The ruling party's success in two state elections last week capped several days of action on the economic front and has given Modi more room to cut through a thicket of regulations and state controls he says holds back Asia's third-largest economy. "Reform is the art of the possible," Jaitley earlier told TV network ET Now, hinting that more was to come. "In the first year, when people expect lot of reforms and there is lot of popular support behind the reform process, it is more easily possible.
Modi was elected in May on promises he would create jobs and rejuvenate the Indian economy, but investors and economists were disappointed by his first budget and a lack of early progress on fixing structural economic problems. In the last week, he has gone some way towards quelling those concerns, putting in a reform-minded team at the finance ministry that includes prominent economist Arvind Subramanian to help formulate the budget and policy.

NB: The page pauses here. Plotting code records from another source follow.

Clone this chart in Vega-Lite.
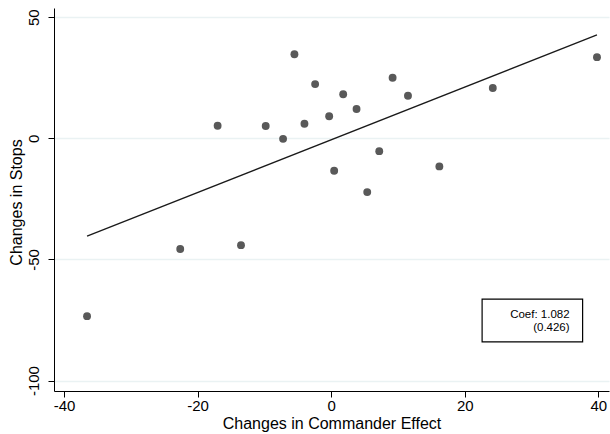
{
  "$schema": "https://vega.github.io/schema/vega-lite/v6.json",
  "width": 555,
  "height": 383,
  "autosize": {"type": "none"},
  "padding": {"left": 54, "top": 8, "right": 1, "bottom": 43},
  "background": "white",
  "config": {
    "view": {"stroke": null},
    "font": "Liberation Sans",
    "axis": {
      "domainColor": "#000000",
      "domainWidth": 1,
      "tickColor": "#000000",
      "tickWidth": 1,
      "tickSize": 6,
      "labelColor": "#000000",
      "titleColor": "#000000",
      "labelFontSize": 15,
      "titleFontSize": 16,
      "titleFontWeight": "normal",
      "labelFont": "Liberation Sans",
      "titleFont": "Liberation Sans",
      "labelExpr": "replace(datum.label, '\u2212', '-')"
    }
  },
  "datasets": {
    "points": [
      {"commander": -36.55, "stops": -73.4},
      {"commander": -22.6, "stops": -45.7},
      {"commander": -17.0, "stops": 5.2},
      {"commander": -13.5, "stops": -44.1},
      {"commander": -9.8, "stops": 5.1},
      {"commander": -7.2, "stops": -0.2},
      {"commander": -5.5, "stops": 34.7},
      {"commander": -4.0, "stops": 6.0},
      {"commander": -2.4, "stops": 22.4},
      {"commander": -0.3, "stops": 9.1},
      {"commander": 0.45, "stops": -13.4},
      {"commander": 1.8, "stops": 18.2},
      {"commander": 3.8, "stops": 12.1},
      {"commander": 5.4, "stops": -22.2},
      {"commander": 7.2, "stops": -5.3},
      {"commander": 9.2, "stops": 25.0},
      {"commander": 11.5, "stops": 17.6},
      {"commander": 16.2, "stops": -11.6},
      {"commander": 24.2, "stops": 20.8},
      {"commander": 39.8, "stops": 33.5}
    ],
    "fit": [
      {"commander": -36.55, "stops": -40.4},
      {"commander": 39.8, "stops": 42.7}
    ],
    "box": [
      {"x1": 22.6, "x2": 37.65, "y1": -66.4, "y2": -84.0}
    ],
    "label": [
      {"x": 35.7, "y": -74.3, "text": ["Coef: 1.082", "(0.426)"]}
    ]
  },
  "layer": [
    {
      "data": {"name": "points"},
      "mark": {"type": "circle", "color": "#595959", "size": 62, "opacity": 1},
      "encoding": {
        "x": {
          "field": "commander", "type": "quantitative",
          "scale": {"domain": [-41.5, 41.6], "nice": false, "zero": false},
          "axis": {"values": [-40, -20, 0, 20, 40], "grid": false, "title": "Changes in Commander Effect", "labelBaseline": "alphabetic", "labelPadding": 13.5, "titleBaseline": "alphabetic", "titleY": 37.5}
        },
        "y": {
          "field": "stops", "type": "quantitative",
          "scale": {"domain": [-104.3, 53.8], "nice": false, "zero": false},
          "axis": {"values": [-100, -50, 0, 50], "grid": true, "gridColor": "#eaf2f3", "gridWidth": 1.3, "title": "Changes in Stops", "labelAngle": 270, "labelAlign": "center", "labelBaseline": "alphabetic", "labelPadding": 10, "titleBaseline": "alphabetic", "titleX": -32.5, "titleY": 194}
        }
      }
    },
    {
      "data": {"name": "fit"},
      "mark": {"type": "line", "color": "#1a1a1a", "strokeWidth": 1.3},
      "encoding": {
        "x": {"field": "commander", "type": "quantitative"},
        "y": {"field": "stops", "type": "quantitative"}
      }
    },
    {
      "data": {"name": "box"},
      "mark": {"type": "rect", "fill": "white", "stroke": "#000000", "strokeWidth": 1.2},
      "encoding": {
        "x": {"field": "x1", "type": "quantitative"},
        "x2": {"field": "x2"},
        "y": {"field": "y1", "type": "quantitative"},
        "y2": {"field": "y2"}
      }
    },
    {
      "data": {"name": "label"},
      "mark": {"type": "text", "align": "right", "baseline": "alphabetic", "fontSize": 11.5, "lineHeight": 13, "font": "Liberation Sans", "color": "#000000"},
      "encoding": {
        "x": {"field": "x", "type": "quantitative"},
        "y": {"field": "y", "type": "quantitative"},
        "text": {"field": "text"}
      }
    }
  ]
}
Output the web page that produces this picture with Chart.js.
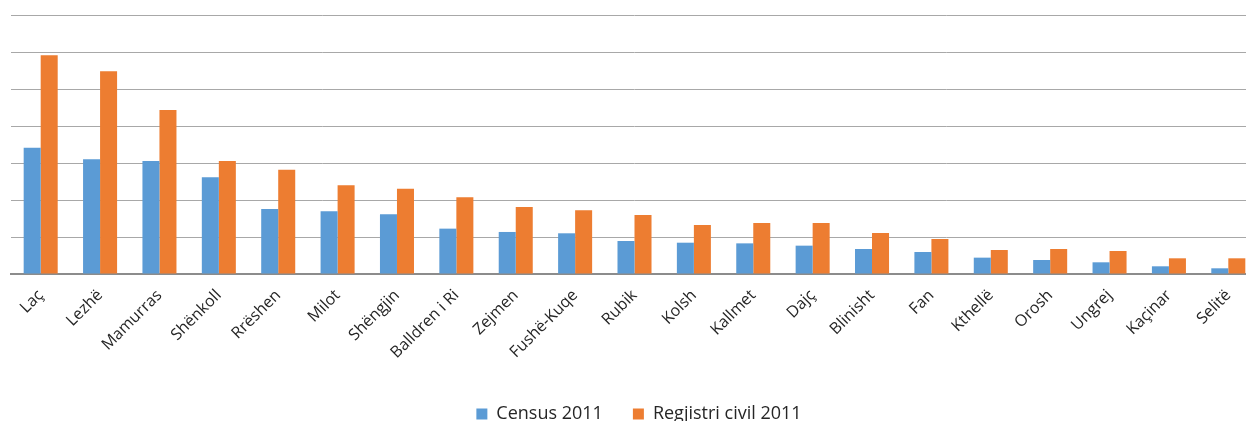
<!DOCTYPE html>
<html>
<head>
<meta charset="utf-8">
<script src="https://cdn.jsdelivr.net/npm/chart.js@4.4.1/dist/chart.umd.min.js"></script>
<style>
  html, body { margin: 0; padding: 0; background: #fff; overflow: hidden; }
  #wrap { position: relative; width: 1278px; height: 433px; }
</style>
</head>
<body>
<div id="wrap"><canvas id="c" width="1278" height="433"></canvas></div>
<script>
const categories = ["Laç", "Lezhë", "Mamurras", "Shënkoll", "Rrëshen", "Milot", "Shëngjin", "Balldren i Ri", "Zejmen", "Fushë-Kuqe", "Rubik", "Kolsh", "Kallmet", "Dajç", "Blinisht", "Fan", "Kthellë", "Orosh", "Ungrej", "Kaçinar", "Selitë"];
const census2011 = [17070, 15500, 15270, 13060, 8780, 8470, 8060, 6130, 5680, 5500, 4460, 4230, 4140, 3830, 3380, 2970, 2210, 1890, 1580, 1040, 770];
const regjistriCivil2011 = [29550, 27390, 22160, 15270, 14100, 11980, 11530, 10360, 9050, 8600, 7970, 6620, 6890, 6890, 5540, 4730, 3240, 3380, 3110, 2120, 2120];
const seriesNames = ["Census 2011", "Regjistri civil 2011"];

const FONT = "'Open Sans', 'DejaVu Sans', sans-serif";

new Chart(document.getElementById('c'), {
  type: 'bar',
  data: {
    labels: categories,
    datasets: [
      { label: seriesNames[0], data: census2011, backgroundColor: '#5B9BD5', categoryPercentage: 0.573, barPercentage: 1.0 },
      { label: seriesNames[1], data: regjistriCivil2011, backgroundColor: '#ED7D31', categoryPercentage: 0.573, barPercentage: 1.0 }
    ]
  },
  options: {
    responsive: false,
    animation: false,
    devicePixelRatio: 1,
    layout: { padding: { top: 15, left: 0, right: 0, bottom: 0 } },
    plugins: {
      tooltip: { enabled: false },
      legend: {
        position: 'bottom',
        labels: {
          boxWidth: 11, boxHeight: 11, padding: 30,
          color: '#262626',
          font: { family: FONT, size: 18 }
        }
      }
    },
    scales: {
      x: {
        grid: { display: false, drawTicks: false },
        border: { display: true, color: '#8c8c8c', width: 2 },
        ticks: {
          minRotation: 45, maxRotation: 45, padding: 12,
          autoSkip: false,
          color: '#262626',
          font: { family: FONT, size: 16 }
        },
        afterFit: (s) => { s.height = 101; }
      },
      y: {
        min: 0, max: 35000,
        ticks: { display: false, stepSize: 5000 },
        grid: { color: '#a8a8a8', lineWidth: 1, drawTicks: false },
        border: { display: false },
        afterFit: (s) => { s.width = 11; }
      },
      y2: {
        position: 'right',
        min: 0, max: 35000,
        ticks: { display: false },
        grid: { display: false, drawTicks: false },
        border: { display: false },
        afterFit: (s) => { s.width = 20; }
      }
    }
  }
});
</script>
</body>
</html>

The economy is showing some signs of revival and inflation has plummeted, aided largely by a drop in global oil prices. On Saturday, the cabinet freed diesel pricing of government intervention and raised the price the government pays producers of natural gas by a third to $5.61 per mmBtu. Modi also begun an overhaul of creaky labour rules, cutting the power of labour inspectors and slashing the red tape for small companies that makes India one of the toughest places in the world to do business.
Indian shares, bonds and rupee currency all performed strongly on Monday in response to the new economic policies and the victories by Modi's Bharatiya Janata Party (BJP) in the states of Maharashtra and Haryana. Former Prime Minister Indira Gandhi nationalised the coal industry in 1972, creating one of the world's largest mining companies, state-run Coal India. The system was intended to provide steady supplies of fuel and help industrialisation, but Coal India is now deeply dysfunctional. Most of India's electricity is generated by coal, but long power cuts are the norm in much of the country, which has the world's fifth-largest coal reserves but is the world's third largest importer.
As of Wednesday, 64 out of 103 power stations had coal for less than a week, mainly due to a shortfall in supplies from Coal India, according to the power ministry. "This would lead to an optimum utilisation of the national resource," Jaitley told reporters, adding that there was no move to fully privatise Coal India. However, the government does plan to sell 10 percent of its majority holding in the inefficient behemoth, which is plagued by corruption. Unions oppose the sale.
The Supreme Court last month scrapped the licenses for 214 coal fields that supplied power, cement and other companies over allegations of graft. Monday's decision to liberalise the coal industry was tacked onto an executive order to allow the auction of the scrapped coal fields.
Under Indian law, the executive order, known as an ordinance, takes immediate effect but must be approved by parliament within a few months. Modi's government will have to win cross-party support for its plan, since it does not have a majority in the upper house of parliament. On Monday, the administration's top privatisation official met bankers on in the financial capital, Mumbai, to discuss the sale of a 5 percent stake ONGC, a top finance ministry official said. Shares in ONGC, the second-largest listed firm in India by market value, gained 5.6 percent on Monday. The government has a stake of 68.94 percent in the company, which has shares of in oil and gas fields across the globe.